Scott Parker’s hopes of guiding Club Brugge into the Champions League quarter-finals were dealt a blow as Benfica secured a 2-0 first-leg lead in Belgium. Parker, who played in the competition for Chelsea, had his first outing as a Champions League manager at the Jan Breydel Stadium, but finished on the losing side.
João Mário’s penalty and a second goal from substitute David Neres secured victory for the visitors, their sixth in seven games in all competitions. No Belgian club has reached the last eight, and Brugge will have their work cut out to end that run in Lisbon next month against the Portuguese league leaders.
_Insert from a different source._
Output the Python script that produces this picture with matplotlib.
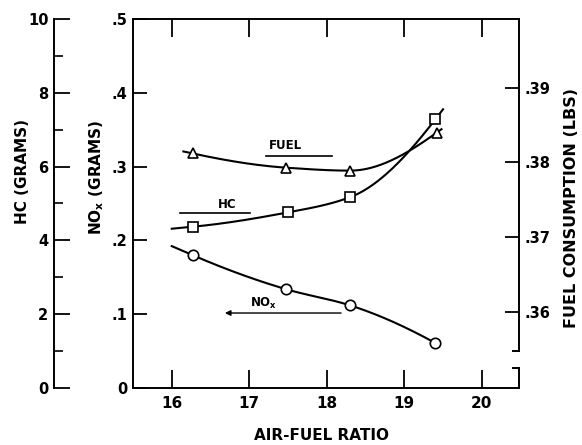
import numpy as np
import matplotlib
matplotlib.use("Agg")
import matplotlib.pyplot as plt

# ---- data ----
nox_afr = [16.27, 17.47, 18.30, 19.40]
nox = [0.180, 0.134, 0.112, 0.061]
hc_afr = [16.27, 17.50, 18.30, 19.40]
hc = [4.37, 4.76, 5.17, 7.28]
fuel_afr = [16.27, 17.47, 18.30, 19.42]
fuel = [0.3812, 0.3793, 0.3789, 0.3840]

x_ticks = [16, 17, 18, 19, 20]
nox_ticks = [0, 0.1, 0.2, 0.3, 0.4, 0.5]
nox_ticklabels = ["0", ".1", ".2", ".3", ".4", ".5"]
hc_ticks = [0, 2, 4, 6, 8, 10]
hc_minor = [1, 3, 5, 7, 9]
fuel_ticks = [0.36, 0.37, 0.38, 0.39]
fuel_ticklabels = [".36", ".37", ".38", ".39"]

# curve extents (as drawn in the reference)
nox_span = (16.0, 19.40)
hc_span = (16.0, 19.50)
fuel_span = (16.15, 19.48)

plt.rcParams["font.family"] = ["DejaVu Sans"]
plt.rcParams["font.weight"] = "bold"
plt.rcParams["mathtext.fontset"] = "dejavusans"


def pchip_slopes(x, y):
    x = np.asarray(x, float); y = np.asarray(y, float)
    h = np.diff(x); d = np.diff(y) / h
    n = len(x); m = np.zeros(n)
    for k in range(1, n - 1):
        if d[k - 1] * d[k] > 0:
            w1 = 2 * h[k] + h[k - 1]; w2 = h[k] + 2 * h[k - 1]
            m[k] = (w1 + w2) / (w1 / d[k - 1] + w2 / d[k])
    def end(h0, h1, d0, d1):
        s = ((2 * h0 + h1) * d0 - h0 * d1) / (h0 + h1)
        if np.sign(s) != np.sign(d0):
            s = 0.0
        elif np.sign(d0) != np.sign(d1) and abs(s) > 3 * abs(d0):
            s = 3 * d0
        return s
    m[0] = end(h[0], h[1], d[0], d[1])
    m[-1] = end(h[-1], h[-2], d[-1], d[-2])
    return m


def smooth(xs, ys, span):
    x = np.asarray(xs, float); y = np.asarray(ys, float)
    m = pchip_slopes(x, y)
    xx = np.linspace(span[0], span[1], 300)
    yy = np.empty_like(xx)
    for i, t in enumerate(xx):
        if t <= x[0]:
            yy[i] = y[0] + m[0] * (t - x[0])
        elif t >= x[-1]:
            yy[i] = y[-1] + m[-1] * (t - x[-1])
        else:
            k = np.searchsorted(x, t) - 1
            hk = x[k + 1] - x[k]; s = (t - x[k]) / hk
            h00 = 2 * s**3 - 3 * s**2 + 1; h10 = s**3 - 2 * s**2 + s
            h01 = -2 * s**3 + 3 * s**2; h11 = s**3 - s**2
            yy[i] = h00 * y[k] + h10 * hk * m[k] + h01 * y[k + 1] + h11 * hk * m[k + 1]
    return xx, yy


W, H = 582, 445
fig = plt.figure(figsize=(W / 100, H / 100), dpi=100)
L, R, B, T = 133, 519, 388, 19
ax = fig.add_axes([L / W, 1 - B / H, (R - L) / W, (B - T) / H])
ax_hc = ax.twinx()
ax_fu = ax.twinx()

LW = 1.5
MS = 7.5
MEW = 1.2

# NOx on main axis
xx, yy = smooth(nox_afr, nox, nox_span)
ax.plot(xx, yy, color="black", lw=LW)
ax.plot(nox_afr, nox, "o", ms=MS, mfc="white", mec="black", mew=MEW)
ax.set_xlim(15.5, 20.48)
ax.set_ylim(0, 0.5)
ax.set_xticks(x_ticks)
ax.set_xticklabels([str(t) for t in x_ticks], fontsize=11, fontweight="bold")
ax.set_yticks(nox_ticks)
ax.set_yticklabels(nox_ticklabels, fontsize=10.5, fontweight="bold")
ax.tick_params(axis="x", which="major", direction="in", length=13, width=1.3,
               top=True, pad=6)
ax.tick_params(axis="y", which="major", direction="in", length=10, width=1.3, pad=4)
for s in ["left", "bottom", "top"]:
    ax.spines[s].set_linewidth(1.4)
ax.spines["right"].set_visible(False)

# HC axis (outer left)
xx, yy = smooth(hc_afr, hc, hc_span)
ax_hc.plot(xx, yy, color="black", lw=LW)
ax_hc.plot(hc_afr, hc, "s", ms=MS, mfc="white", mec="black", mew=MEW)
ax_hc.set_ylim(0, 10)
for s in ["right", "top", "bottom"]:
    ax_hc.spines[s].set_visible(False)
ax_hc.spines["left"].set_visible(True)
ax_hc.spines["left"].set_position(("outward", 79 * 0.72))
ax_hc.spines["left"].set_linewidth(1.4)
ax_hc.yaxis.set_ticks_position("left")
ax_hc.yaxis.set_label_position("left")
ax_hc.set_yticks(hc_ticks)
ax_hc.set_yticks(hc_minor, minor=True)
ax_hc.set_yticklabels([str(t) for t in hc_ticks], fontsize=10.5, fontweight="bold")
ax_hc.tick_params(axis="y", which="major", direction="in", length=11.5, width=1.3, pad=4)
ax_hc.tick_params(axis="y", which="minor", direction="in", length=6.5, width=1.2)

# Fuel axis (right)
xx, yy = smooth(fuel_afr, fuel, fuel_span)
ax_fu.plot(xx, yy, color="black", lw=LW)
ax_fu.plot(fuel_afr, fuel, "^", ms=MS, mfc="white", mec="black", mew=MEW)
ax_fu.set_ylim(0.3498, 0.3992)
for s in ["left", "top", "bottom"]:
    ax_fu.spines[s].set_visible(False)
ax_fu.spines["right"].set_linewidth(1.4)
ax_fu.spines["right"].set_bounds(0.3548, 0.3992)
ax_fu.set_yticks(fuel_ticks)
ax_fu.set_yticklabels(fuel_ticklabels, fontsize=10.5, fontweight="bold")
ax_fu.tick_params(axis="y", direction="in", length=10, width=1.3, pad=4)
# broken axis marks
tr = ax_fu.get_yaxis_transform()
ax_fu.plot([0.985, 1.0], [0.3548, 0.3548], color="black", lw=1.4, transform=tr, clip_on=False)
ax_fu.plot([1.0, 1.0], [0.3498, 0.3525], color="black", lw=1.4, transform=tr, clip_on=False)
ax_fu.plot([0.985, 1.0], [0.3525, 0.3525], color="black", lw=1.4, transform=tr, clip_on=False)

# in-plot labels (positions in NOx axis data units)
ax.text(17.47, 0.329, "FUEL", ha="center", va="center", fontsize=8.5, fontweight="bold")
ax.plot([17.21, 18.07], [0.314, 0.314], color="black", lw=1.2)
ax.text(16.72, 0.248, "HC", ha="center", va="center", fontsize=8.5, fontweight="bold")
ax.plot([16.11, 17.01], [0.237, 0.237], color="black", lw=1.2)
ax.text(17.18, 0.115, r"NO$_\mathbf{x}$", ha="center", va="center", fontsize=8.5,
        fontweight="bold")
ax.annotate("", xy=(16.65, 0.1016), xytext=(18.22, 0.1016),
            arrowprops=dict(arrowstyle="-|>", color="black", lw=1.0,
                            mutation_scale=8))

# axis titles
fig.text(23 / W, 1 - 172 / H, "HC (GRAMS)", rotation=90, ha="center", va="center",
         fontsize=11, fontweight="bold")
fig.text(97 / W, 1 - 177 / H, r"NO$_\mathbf{x}$ (GRAMS)", rotation=90, ha="center",
         va="center", fontsize=11, fontweight="bold")
fig.text(572 / W, 1 - 208 / H, "FUEL CONSUMPTION (LBS)", rotation=90, ha="center",
         va="center", fontsize=11.5, fontweight="bold")
fig.text(321 / W, 1 - 435 / H, "AIR-FUEL RATIO", ha="center", va="center",
         fontsize=11, fontweight="bold")

fig.savefig("out.png", dpi=100, facecolor="white")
The Belgian champions, currently lying a distant fourth at home, were playing in the last 16 for the first time and started in enterprising fashion with Noa Lang blasting over from distance at the end of a determined 11th-minute run.
With Tajon Buchanan causing problems down the left with support from full-back Bjorn Meijer and Hans Vanaken linking the play well, the visitors found themselves under pressure in the early stages.
However, Benfica responded and went close twice in quick succession, Brandon Mechele intervening to prevent Gonçalo Ramos from connecting with João Mário’s ball in before Fredrik Aursnes steered an attempt wide from Rafa Silva’s cross.
The Brugge keeper Simon Mignolet was relieved to see António Silva head over after captain Nicolas Otamendi had turned the ball back across goal, and he needed the help of the woodwork to preserve his clean sheet on the half-hour as Rafa’s attempt hit the angle of bar and post.
Ramos headed over after Rafa and Mario had combined once against eight minutes before the break, but Brugge defender Denis Odoi saw a deflected header ruled out for offside as the first half ended goalless.
Benfica’s finishing did not improve immediately after the restart with Ramos steering wide from Álex Grimaldo’s inviting free-kick, but he played a key role to enable Mário to break the deadlock with 50 minutes gone.
Jack Hendry’s trip on the striker handed the midfielder the chance to open the scoring from the spot, and he duly obliged, if only just with Mignolet touching his attempt on to the underside of the crossbar without reward.
Lang was doing his best to spark the home side into life once again, but Parker’s men lacked the craft and guile to break down a well-organised defence and as they committed men to the search for an equaliser, they looked vulnerable on the counter.
Chiquinho might have increased Benfica’s advantage 18 minutes from time but for a deflection, before Neres did make it 2-0 as time ran down to put his side firmly in the driving seat in the tie.